> **What the task requires**: Set down, exactly as written, the lines from the top of the data to the line that holds "width=72pt, minimum height=24pt]", and omit the pictures.

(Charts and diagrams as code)
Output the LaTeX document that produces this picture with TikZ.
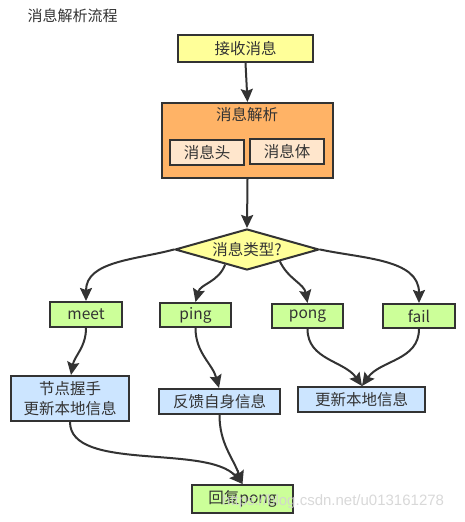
\documentclass[tikz,border=0pt]{standalone}
\usepackage{fontspec}
\setmainfont{Noto Sans CJK SC}
\newfontfamily\wmfont{Liberation Sans}
\usetikzlibrary{shapes.geometric,arrows.meta,calc}
\definecolor{edge}{HTML}{333333}
\definecolor{cyellow}{HTML}{FFFF99}
\definecolor{corange}{HTML}{FFB366}
\definecolor{cpeach}{HTML}{FFE6CC}
\definecolor{cgreen}{HTML}{CCFF99}
\definecolor{cblue}{HTML}{CCE5FF}
\tikzset{
  box/.style={draw=edge, line width=2pt, inner sep=0pt, font=\fontsize{15.5}{18}\selectfont, text=edge, align=center},
  conn/.style={draw=edge, line width=2pt, -{Stealth[length=13pt,width=12pt,inset=2pt]}},
}
\begin{document}
\begin{tikzpicture}[x=1pt,y=-1pt]
\useasboundingbox (0,0) rectangle (464,522);
\fill[white] (0,0) rectangle (464,522);
\node[text=edge, font=\fontsize{15}{17}\selectfont, anchor=west] (title) at (24,16) {消息解析流程};

\node[box, fill=cyellow, minimum width=135pt, minimum height=27pt] (recv) at (245.5,48.5) {接收消息};
\node[box, fill=corange, minimum width=171pt, minimum height=75pt] (parse) at (247.5,140.5) {};
\node[text=edge, font=\fontsize{15.5}{18}\selectfont] (parsel) at (247,115) {消息解析};
\node[box, fill=cpeach, minimum width=74pt, minimum height=25pt] (head) at (207,152.5) {消息头};
\node[box, fill=cpeach, minimum width=74pt, minimum height=25pt] (body) at (287,151.5) {消息体};

\node[box, shape=diamond, fill=cyellow, minimum width=144pt, minimum height=41pt, aspect=3.5] (type) at (247,249.5) {消息类型?};

\node[box, fill=cgreen, minimum width=72pt, minimum height=25pt] (meet) at (86,314.5) {meet};
\node[box, fill=cgreen, minimum width=71pt, minimum height=24pt] (ping) at (195.5,315) {ping};
\node[box, fill=cgreen, minimum width=71pt, minimum height=24pt] (pong) at (307.5,316) {pong};
\node[box, fill=cgreen, minimum width=72pt, minimum height=24pt] (fail) at (419,316) {fail};

\node[box, fill=cblue, minimum width=118pt, minimum height=45pt, font=\fontsize{15.5}{20}\selectfont] (shake) at (70,398.5) {节点握手\\更新本地信息};
\node[box, fill=cblue, minimum width=121pt, minimum height=25pt] (feed) at (219.5,401.5) {反馈自身信息};
\node[box, fill=cblue, minimum width=127pt, minimum height=25pt] (update) at (361.5,399.5) {更新本地信息};
\node[box, fill=cgreen, minimum width=101pt, minimum height=28pt] (reply) at (242.5,499) {回复pong};

\coordinate (tl) at ($(type.west)!0.7!(type.south)$);
\coordinate (tr) at ($(type.east)!0.55!(type.south)$);
\coordinate (ujoin) at ([xshift=0.5pt]update.north);
\coordinate (rjoin) at (reply.north);

\draw[conn] (recv.south) -- (parse.north);
\draw[conn] (parse.south) -- (type.north);
\draw[conn] (type.west) to[out=195,in=90] (meet.north);
\draw[conn] (tl) to[out=-110,in=75] (ping.north);
\draw[conn] (tr) to[out=-65,in=100] (pong.north);
\draw[conn] (type.east) to[out=-12,in=90] (fail.north);
\draw[conn] (meet.south) to[out=-90,in=80] ([xshift=1pt]shake.north);
\draw[conn] (ping.south) to[out=-90,in=105] ([xshift=-0.5pt]feed.north);
\draw[conn] (pong.south) to[out=-90,in=125] (ujoin);
\draw[conn] (fail.south) to[out=-90,in=55] (ujoin);
\draw[conn] (shake.south) .. controls +(0,50) and +(-35,-40) .. (rjoin);
\draw[conn] (feed.south) to[out=-90,in=110] (rjoin);

\node[text=gray!35, opacity=0.85, font=\wmfont\fontsize{15}{18}\selectfont, anchor=west, inner sep=0pt] (wm) at (222,502) {https://blog.csdn.net/u013161278};
\end{tikzpicture}
\end{document}
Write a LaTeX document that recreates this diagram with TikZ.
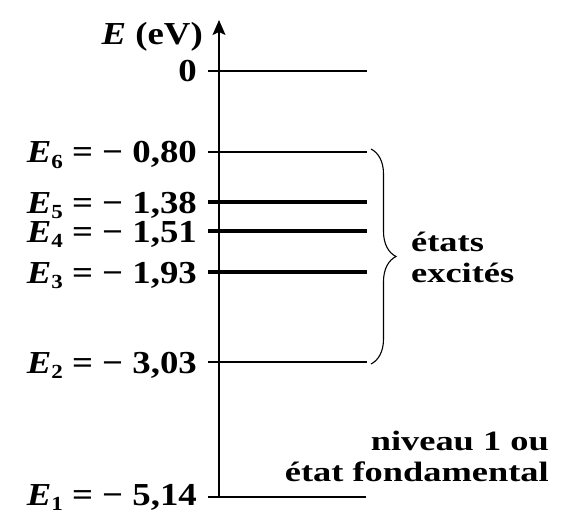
\documentclass[tikz,border=0pt]{standalone}
\usepackage{fontspec}
\setmainfont{Liberation Serif}[
  FakeStretch=1.3,
  BoldFeatures={FakeStretch=1.3},
  BoldItalicFeatures={FakeStretch=1.3}]
\newfontfamily\lblfont{Liberation Serif}[
  FakeStretch=1.15,
  BoldFeatures={FakeStretch=1.15},
  BoldItalicFeatures={FakeStretch=1.15}]
\usetikzlibrary{arrows.meta,decorations.pathreplacing}

\newcommand{\En}[1]{\textit{E}\raisebox{-0.35ex}{\fontsize{20}{20}\selectfont #1}}

\begin{document}
\begin{tikzpicture}[x=1pt,y=-1pt,line cap=butt,
  lbl/.style={font=\lblfont\fontsize{32}{34}\selectfont\bfseries,anchor=base east,inner sep=0pt},
  txt/.style={font=\fontsize{28}{31}\selectfont\bfseries,inner sep=0pt},
  thinlevel/.style={line width=1.8pt},
  thicklevel/.style={line width=3.2pt}]
\useasboundingbox (0,0) rectangle (564,513);
% energy axis
\coordinate (axbot) at (219,497);
\coordinate (axtop) at (219,20);
\draw[-{Stealth[length=15pt,width=13pt,inset=3pt]},line width=1.6pt] (axbot) -- (axtop);
\node[lbl] (unit) at (203,45) {\textit{E} (eV)};
% levels
\coordinate (l0) at (208,71);  \coordinate (r0) at (367,71);
\coordinate (l6) at (208,152); \coordinate (r6) at (367,152);
\coordinate (l5) at (208,202); \coordinate (r5) at (367,202);
\coordinate (l4) at (208,231); \coordinate (r4) at (367,231);
\coordinate (l3) at (208,272); \coordinate (r3) at (367,272);
\coordinate (l2) at (208,362); \coordinate (r2) at (367,362);
\coordinate (l1) at (208,497); \coordinate (r1) at (366,497);
\draw[thinlevel] (l0) -- (r0);
\draw[thinlevel] (l6) -- (r6);
\draw[thicklevel] (l5) -- (r5);
\draw[thicklevel] (l4) -- (r4);
\draw[thicklevel] (l3) -- (r3);
\draw[thinlevel] (l2) -- (r2);
\draw[thinlevel] (l1) -- (r1);
\node[lbl] (n0) at (197,82) {0};
\node[lbl] (n6) at (197,163) {\En{6} = − 0,80};
\node[lbl] (n5) at (197,213) {\En{5} = − 1,38};
\node[lbl] (n4) at (197,242) {\En{4} = − 1,51};
\node[lbl] (n3) at (197,283) {\En{3} = − 1,93};
\node[lbl] (n2) at (197,373) {\En{2} = − 3,03};
\node[lbl] (n1) at (197,505) {\En{1} = − 5,14};
% excited states
\coordinate (brtop) at (371,149);
\coordinate (brbot) at (371,364);
\draw[decorate,decoration={brace,amplitude=25pt},line width=1.1pt] (brtop) -- (brbot);
\node[txt,anchor=west,align=left] (exc) at (411,257) {états\\excités};
\node[txt,anchor=east,align=right] (fond) at (549,456) {niveau 1 ou\\état fondamental};
\end{tikzpicture}
\end{document}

> **Full response**:
Output the LaTeX document that produces this picture with TikZ.
\documentclass[tikz,border=0pt]{standalone}
\usepackage{fontspec}
\setmainfont{Noto Sans CJK SC}
\newfontfamily\wmfont{Liberation Sans}
\usetikzlibrary{shapes.geometric,arrows.meta,calc}
\definecolor{edge}{HTML}{333333}
\definecolor{cyellow}{HTML}{FFFF99}
\definecolor{corange}{HTML}{FFB366}
\definecolor{cpeach}{HTML}{FFE6CC}
\definecolor{cgreen}{HTML}{CCFF99}
\definecolor{cblue}{HTML}{CCE5FF}
\tikzset{
  box/.style={draw=edge, line width=2pt, inner sep=0pt, font=\fontsize{15.5}{18}\selectfont, text=edge, align=center},
  conn/.style={draw=edge, line width=2pt, -{Stealth[length=13pt,width=12pt,inset=2pt]}},
}
\begin{document}
\begin{tikzpicture}[x=1pt,y=-1pt]
\useasboundingbox (0,0) rectangle (464,522);
\fill[white] (0,0) rectangle (464,522);
\node[text=edge, font=\fontsize{15}{17}\selectfont, anchor=west] (title) at (24,16) {消息解析流程};

\node[box, fill=cyellow, minimum width=135pt, minimum height=27pt] (recv) at (245.5,48.5) {接收消息};
\node[box, fill=corange, minimum width=171pt, minimum height=75pt] (parse) at (247.5,140.5) {};
\node[text=edge, font=\fontsize{15.5}{18}\selectfont] (parsel) at (247,115) {消息解析};
\node[box, fill=cpeach, minimum width=74pt, minimum height=25pt] (head) at (207,152.5) {消息头};
\node[box, fill=cpeach, minimum width=74pt, minimum height=25pt] (body) at (287,151.5) {消息体};

\node[box, shape=diamond, fill=cyellow, minimum width=144pt, minimum height=41pt, aspect=3.5] (type) at (247,249.5) {消息类型?};

\node[box, fill=cgreen, minimum width=72pt, minimum height=25pt] (meet) at (86,314.5) {meet};
\node[box, fill=cgreen, minimum width=71pt, minimum height=24pt] (ping) at (195.5,315) {ping};
\node[box, fill=cgreen, minimum width=71pt, minimum height=24pt] (pong) at (307.5,316) {pong};
\node[box, fill=cgreen, minimum width=72pt, minimum height=24pt] (fail) at (419,316) {fail};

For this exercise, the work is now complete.